Scholz went on to explain that he wanted to make it clear in light of the current situation: "Any relativization of NATO's guarantee of assistance is irresponsible and dangerous and is solely in Russia's interests. Nobody should play with Europe's security."

Trump, the presumptive Republican nominee for the November US election, said at a campaign event in the state of South Carolina on Saturday that he would "encourage" Russia "to do whatever the hell they want" to NATO countries that are not spending enough on defence.

Scholz also said at the press conference with Tusk that Germany and Poland were working together. Solidarity and joint action were indispensable.

The German chancellor said: "Especially at a time when Russia's imperialism is threatening our common security in Europe. That is why we stand up for each other in the EU and in NATO. This means, and this is very important to me, that Poland's security is also our security."

Tusk emphasized that the EU was superior to Russia in economic and financial terms. "It is certainly not the lack of money that will decide the fate of this war, this confrontation between Russia and Ukraine."

The EU's position when it comes to financing defence projects is privileged, Tusk said. "There is no reason why the world's largest economic and technological power, as the EU is, should not be efficient when it comes to armaments if it is threatened by an aggressive neighbour," Tusk said.

However, Tusk added, greater determination is needed to use Europe's wealth for security and defence.

"These statements are irresponsible and even play into Russia's hands," German President Frank-Walter Steinmeier said on Monday during a visit to the Cypriot capital Nicosia. "And nobody in our alliance can have any interest in that."

The German government made it clear that it continues to rely on a functioning alliance.

Trump's comments had "naturally been noted," deputy government spokeswoman Christiane Hoffmann said in Berlin.

At the same time, she emphasized: "In its security and defence policy, the German government clearly relies on the trans-Atlantic alliance and the trans-Atlantic community of values and sees its security guaranteed in NATO."

Estonian Prime Minister Kaja Kallas also reacted unimpressed to Trump's statements.

"I think what the presidential candidate in America says is also something to maybe wake up some of the allies who have not done that much. So hopefully we will all do more and and collectively we are stronger together," the head of government of the Baltic EU and NATO country bordering Russia said on Monday after a meeting with European Parliament President Roberta Metsola in Tallinn.

Metsola said more needed to be done in terms of individual countries' defence spending, but Europe would send a "clear message irrespective of who will lead the next American administration" that the EU is "strong enough to be able to defend each other."
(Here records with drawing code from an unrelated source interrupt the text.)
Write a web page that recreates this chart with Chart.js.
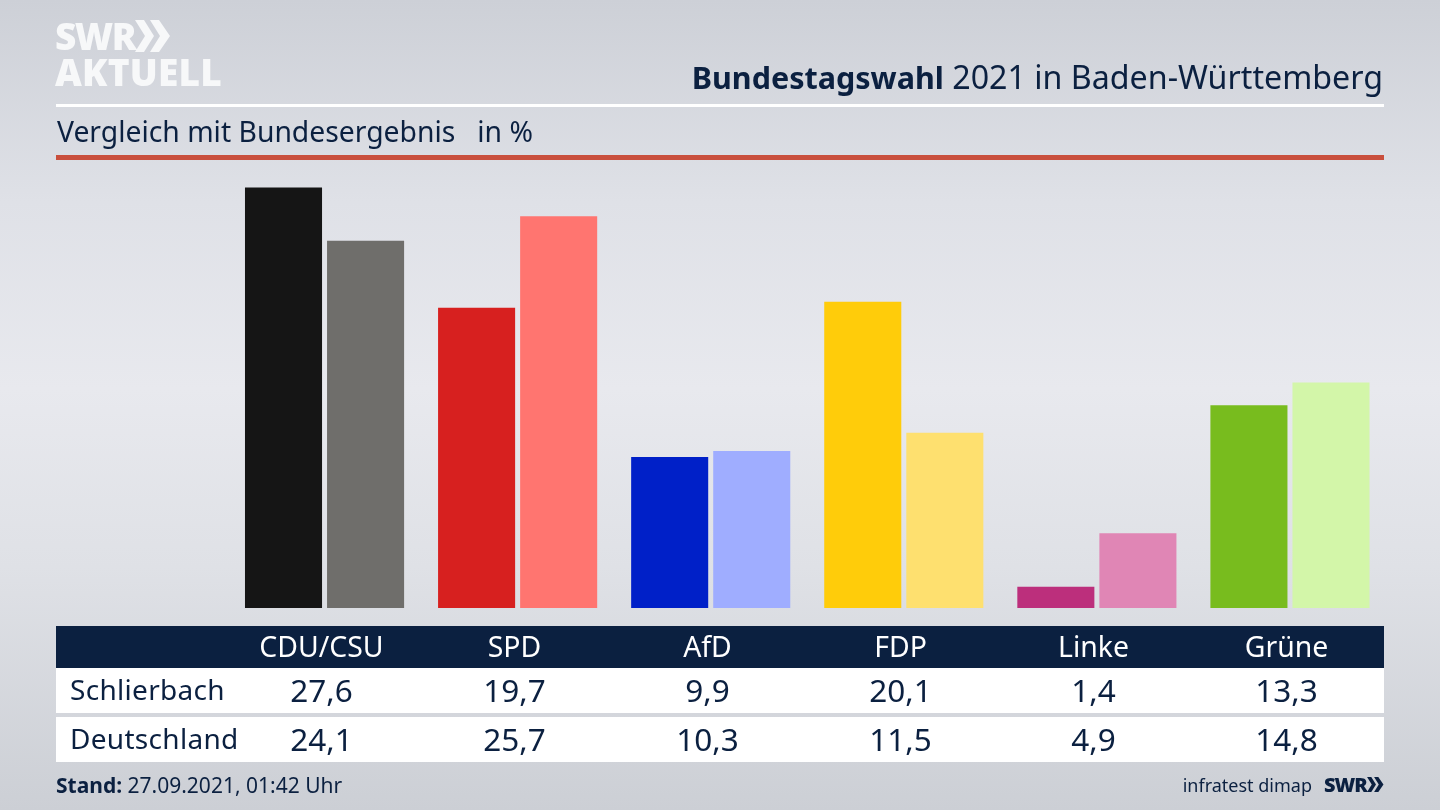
<!DOCTYPE html>
<html lang="de">
<head>
<meta charset="utf-8">
<title>Bundestagswahl 2021 in Baden-Württemberg</title>
<script src="https://cdn.jsdelivr.net/npm/chart.js@4"></script>
<style>
    html, body { margin: 0; padding: 0; }
    body {
        width: 1440px; height: 810px; overflow: hidden; position: relative;
        font-family: "Noto Sans", sans-serif; color: #0b2040;
        background: linear-gradient(180deg, #cdd0d7 0%, #dfe1e7 25%, #e8e9ee 48%, #dfe1e6 70%, #cccfd5 100%);
    }
    #graph { position: absolute; left: 0; top: 0; }
    .abs { position: absolute; white-space: nowrap; }
    .cell { position: absolute; white-space: nowrap; transform: translateX(-50%); line-height: 40px; }
    .rowlabel { position: absolute; left: 70px; line-height: 40px; font-size: 28px; letter-spacing: .3px; }
    #head { position: absolute; left: 56px; top: 626px; width: 1328px; height: 42px; background: #0b2040; }
    #row1 { position: absolute; left: 56px; top: 668px; width: 1328px; height: 45px; background: #fff; }
    #row2 { position: absolute; left: 56px; top: 717px; width: 1328px; height: 45px; background: #fff; }
    .logo { font-family: "Open Sans", sans-serif; font-weight: 800; color: #f7f8f9; }
</style>
</head>
<body>
<canvas id="graph" width="1440" height="810"></canvas>

<div class="abs logo" style="left:55px;top:11px;font-size:37px;line-height:50px;letter-spacing:-1.5px">SWR</div>
<svg class="abs" style="left:135px;top:20px" width="36" height="32" viewBox="0 0 36 32">
    <path d="M0 0h9l10 16-10 16H0l10-16zM15 0h9l11 16-11 16h-9l10-16z" fill="#f7f8f9"/>
</svg>
<div class="abs logo" style="left:55px;top:47px;font-size:37px;line-height:50px;letter-spacing:.2px">AKTUELL</div>

<div class="abs" style="right:57px;top:55px;font-size:32.2px;line-height:44px"><b style="font-size:30.5px">Bundestagswahl</b> 2021 in Baden-Württemberg</div>
<div class="abs" style="left:56px;top:104px;width:1328px;height:3px;background:#fff"></div>
<div class="abs" style="left:57px;top:110px;font-size:28.3px;line-height:42px">Vergleich mit Bundesergebnis&nbsp;&nbsp; in %</div>
<div class="abs" style="left:56px;top:155px;width:1328px;height:5px;background:#c94f3d"></div>

<div id="head"></div>
<div id="row1"></div>
<div id="row2"></div>
<div id="table"></div>

<div class="abs" style="left:56px;top:769px;font-size:21px;line-height:32px"><b>Stand:</b> 27.09.2021, 01:42 Uhr</div>
<div class="abs" style="right:128px;top:769px;font-size:18px;line-height:32px">infratest dimap</div>
<div class="abs" style="left:1324px;top:769px;font-size:20px;line-height:32px;font-weight:800;font-family:'Open Sans',sans-serif;letter-spacing:-1px">SWR</div>
<svg class="abs" style="left:1367px;top:777px" width="17" height="15" viewBox="0 0 36 32">
    <path d="M0 0h9l10 16-10 16H0l10-16zM15 0h9l11 16-11 16h-9l10-16z" fill="#0b2040"/>
</svg>

<script>
const parties = ['CDU/CSU', 'SPD', 'AfD', 'FDP', 'Linke', 'Grüne'];
const schlierbach = [27.6, 19.7, 9.9, 20.1, 1.4, 13.3];
const deutschland = [24.1, 25.7, 10.3, 11.5, 4.9, 14.8];
const colorsDark = ['#151515', '#d7201f', '#0020c8', '#ffcc0a', '#bc2f7c', '#78bc1e'];
const colorsLight = ['#6f6e6b', '#ff7570', '#9fadff', '#fee06f', '#e086b5', '#d3f6a9'];

function formatValue(v) {
    return v.toFixed(1).replace('.', ',');
}

function addCell(text, x, y, size, color) {
    const div = document.createElement('div');
    div.className = 'cell';
    div.textContent = text;
    div.style.left = x + 'px';
    div.style.top = y + 'px';
    div.style.fontSize = size + 'px';
    div.style.color = color;
    document.getElementById('table').appendChild(div);
}

function addRowLabel(text, y) {
    const div = document.createElement('div');
    div.className = 'rowlabel';
    div.textContent = text;
    div.style.top = y + 'px';
    document.getElementById('table').appendChild(div);
}

function drawTable() {
    addRowLabel('Schlierbach', 669);
    addRowLabel('Deutschland', 718);
    parties.forEach(function (name, i) {
        const x = 321.5 + i * 193;
        addCell(name, x, 626, 28.4, '#ffffff');
        addCell(formatValue(schlierbach[i]), x, 670, 31.5, '#0b2040');
        addCell(formatValue(deutschland[i]), x, 719, 31.5, '#0b2040');
    });
}

function draw() {
    new Chart(document.getElementById('graph'), {
        type: 'bar',
        data: {
            labels: parties,
            datasets: [{
                label: 'Schlierbach',
                data: schlierbach,
                backgroundColor: colorsDark,
                categoryPercentage: 0.85,
                barPercentage: 0.939
            }, {
                label: 'Deutschland',
                data: deutschland,
                backgroundColor: colorsLight,
                categoryPercentage: 0.85,
                barPercentage: 0.939
            }]
        },
        options: {
            responsive: false,
            animation: false,
            layout: { padding: { left: 228, right: 53.5, top: 150.8, bottom: 202 } },
            plugins: { legend: { display: false }, tooltip: { enabled: false } },
            scales: {
                x: { display: false },
                y: { display: false, min: 0, max: 30 }
            }
        }
    });
}

drawTable();
draw();
</script>
</body>
</html>
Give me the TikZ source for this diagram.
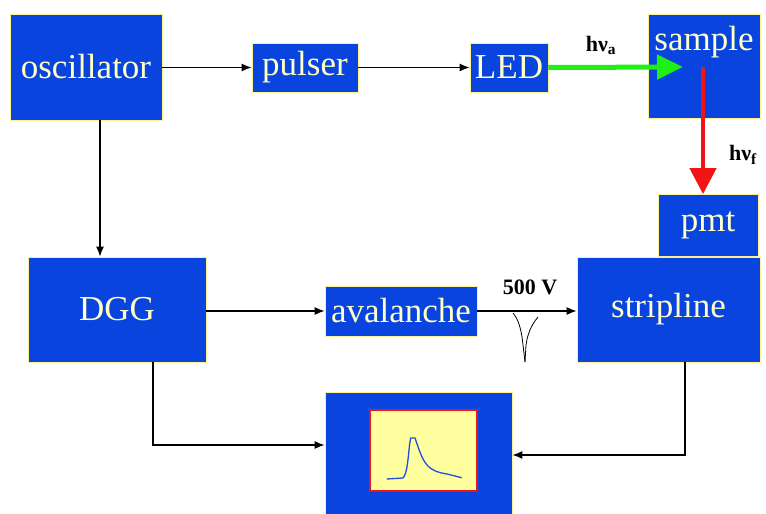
\documentclass[tikz,border=0pt]{standalone}
\usepackage{fontspec}
\setmainfont{Liberation Serif}
\usetikzlibrary{arrows.meta,calc}
\definecolor{boxblue}{RGB}{10,68,222}
\definecolor{boxtext}{RGB}{255,255,200}
\definecolor{boxedge}{RGB}{250,240,150}
\definecolor{dispfill}{RGB}{255,255,160}
\definecolor{glight}{RGB}{30,240,20}
\definecolor{rlight}{RGB}{240,20,20}
\definecolor{trace}{RGB}{30,80,220}
\tikzset{
  blk/.style={draw=boxedge, line width=0.8pt, fill=boxblue, text=boxtext, font=\fontsize{35}{38}\selectfont, inner sep=0pt},
  conn/.style={line width=1.2pt, -{Latex[length=10pt,width=8pt]}},
  lbl/.style={font=\bfseries\fontsize{22}{24}\selectfont, inner sep=0pt}
}
\begin{document}
\begin{tikzpicture}[x=1pt,y=-1pt]
\useasboundingbox (0,0) rectangle (766,514);
% boxes
\node[blk, minimum width=152pt, minimum height=106pt] (osc) at (86,67) {oscillator};
\node[blk, minimum width=106pt, minimum height=49pt] (pulser) at (305,67.5) {pulser};
\node[blk, minimum width=78pt, minimum height=49pt] (led) at (509,67.5) {LED};
\node[blk, minimum width=112pt, minimum height=104pt] (sample) at (704,66) {};
\node[text=boxtext, font=\fontsize{35}{38}\selectfont, inner sep=0pt] (sampletxt) at (704,42) {sample};
\node[blk, minimum width=100pt, minimum height=62pt] (pmt) at (708,225.5) {pmt};
\node[blk, minimum width=183pt, minimum height=105pt] (strip) at (668.5,309.5) {stripline};
\node[blk, minimum width=178pt, minimum height=105pt] (dgg) at (117,309.5) {DGG};
\node[blk, minimum width=152pt, minimum height=50pt] (aval) at (401,311) {avalanche};
\node[blk, minimum width=187pt, minimum height=124pt] (scope) at (418.5,454) {};
\node[draw=rlight, line width=1.5pt, fill=dispfill, minimum width=107pt, minimum height=81pt, inner sep=0pt] (disp) at (423.5,450.5) {};
% trace on display
\draw[trace, line width=1.3pt, line join=round]
  (386.7,479) -- (403,478) .. controls (407,474) and (408,460) .. (409.5,445)
  -- (410.7,438) -- (415,438) .. controls (418,446) and (421,458) .. (427,465)
  .. controls (432,471) and (440,473) .. (447,474) -- (461.7,477.7);
% connectors
\draw[conn] (osc.east |- pulser.west) -- (pulser.west);
\draw[conn] (pulser.east) -- (led.west);
\coordinate (gtip) at (683,67);
\draw[glight, line width=5pt, -{Triangle[length=26pt,width=24pt]}] (led.east) -- (gtip);
\node[lbl] (hna) at (601,45) {hν\textsubscript{a}};
\coordinate (rstart) at (703,67);
\draw[rlight, line width=4.5pt, -{Triangle[length=26pt,width=26pt]}] (rstart) -- (rstart |- pmt.north);
\node[lbl] (hnf) at (743,155) {hν\textsubscript{f}};
\draw[conn] ([xshift=14pt]osc.south) -- ([xshift=14pt]osc.south |- dgg.north);
\draw[conn] (dgg.east |- aval.west) -- (aval.west);
\draw[conn] (aval.east) -- (aval.east -| strip.west);
\node[lbl] (hv) at (530,287) {500 V};
\coordinate (dggout) at (153,362);
\draw[conn] (dggout) |- (scope.west |- 0,445);
\coordinate (stripout) at (685,362);
\draw[conn] (stripout) |- (scope.east |- 0,455);
% pulse sketch
\draw[black, line width=0.8pt] (513,313) .. controls (517,318) and (521,325) .. (523,345) -- (525,362);
\draw[black, line width=0.8pt] (538,317) .. controls (534,322) and (528,330) .. (526,345) -- (525,362);
\end{tikzpicture}
\end{document}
Estonia recently increased its defence spending significantly against the backdrop of the Russian war in Ukraine and plans to spend 3.2% of its gross domestic product on this area this year.

Former German foreign minister Sigmar Gabriel said that Trump's statement was like an invitation to Russian President Vladimir Putin to test the defence alliance.

"He won't test us in Germany, but perhaps in the Baltic states," Gabriel warned on Deutschlandfunk public radio on Monday.

The chairman of the Munich Security Conference, Christoph Heusgen, said on Monday that Trump's demands for more defence spending are not surprising, as he already said that as US president "in his own unique way."